A Prime Minister in Wonderland

Last week, I wrote of little bits of Wonderland. Well, today, I’m back on that theme, only this time more “Alice in Wonderland” than lovely places to visit. 

As many of you will know, I’ve had many years of therapy and it has made me a better and more rounded person. I know and feel the difference. So much so that I cringe when I think back to the way I used to behave. Don’t get me wrong, except for my nearest and dearest, most of you won’t have noticed much. How that difference manifests itself is that I get less angry and don’t treat others quite so much as intellectually inferior; the latter a defence mechanism. Not good, though, as you might win the argument but you will, likely, have lost the respect of the person you are trying to persuade. In fact, one of my proudest moments ever was when I was arguing with my son’s best friend, Tony. Matt got so fed up with the way I was putting his mate down that he looked at me hard and said, “You really piss me off. Let him have his say. You’re not always right, you know”. Good on you, son, telling your dad he was wrong. Because he was and he needed telling!

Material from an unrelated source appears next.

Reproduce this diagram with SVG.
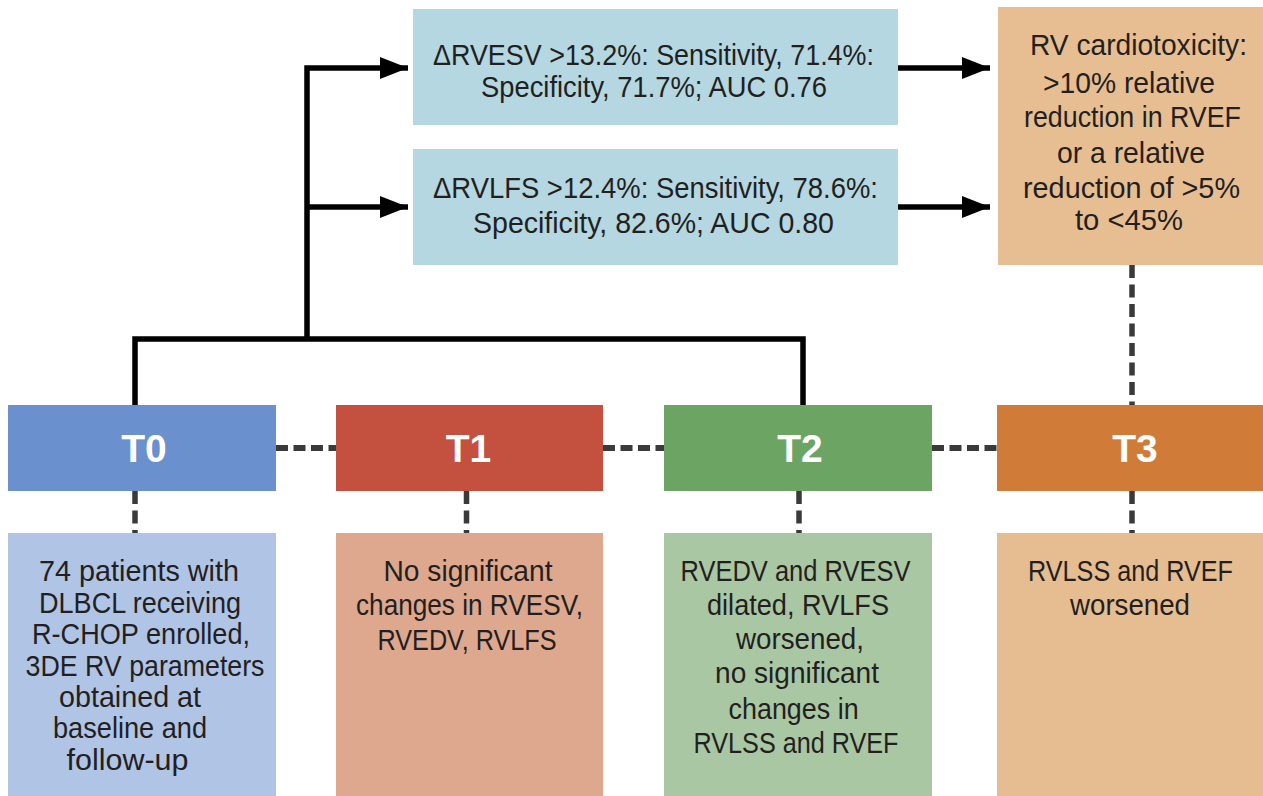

So, why am I writing this today. Well, I had the radio on the other day and it was Prime Minister’s Questions. Now I know that Parliament can behave like a men’s club with its arcane language and rituals but this was of a different order altogether. Does the man’s wife not tell him how he comes across? Mine certainly would, if it was me. Flashman personified with his gloating and sneering. And I thought the English were proud of their courtesy and good manners. Not, it seems, if this was any example.

Now, I am aware that, if you have been educated at one of the top private schools in the country, you may see yourself as superior to us hoi polloi. However, if you are the Prime Minister, you’d be well advised to tone it down a little,  especially when it’s on national radio. You bring yourself, the party you represent and the institution you serve into even greater disrepute than it is already.

By the way, Mr C, I have the name of a very good therapist if you ever feel that you need find out what makes you behave in this way. You too might then cringe when you look back. And, of course, you’ll be a better person for it. You have my contact details if you need to get in touch.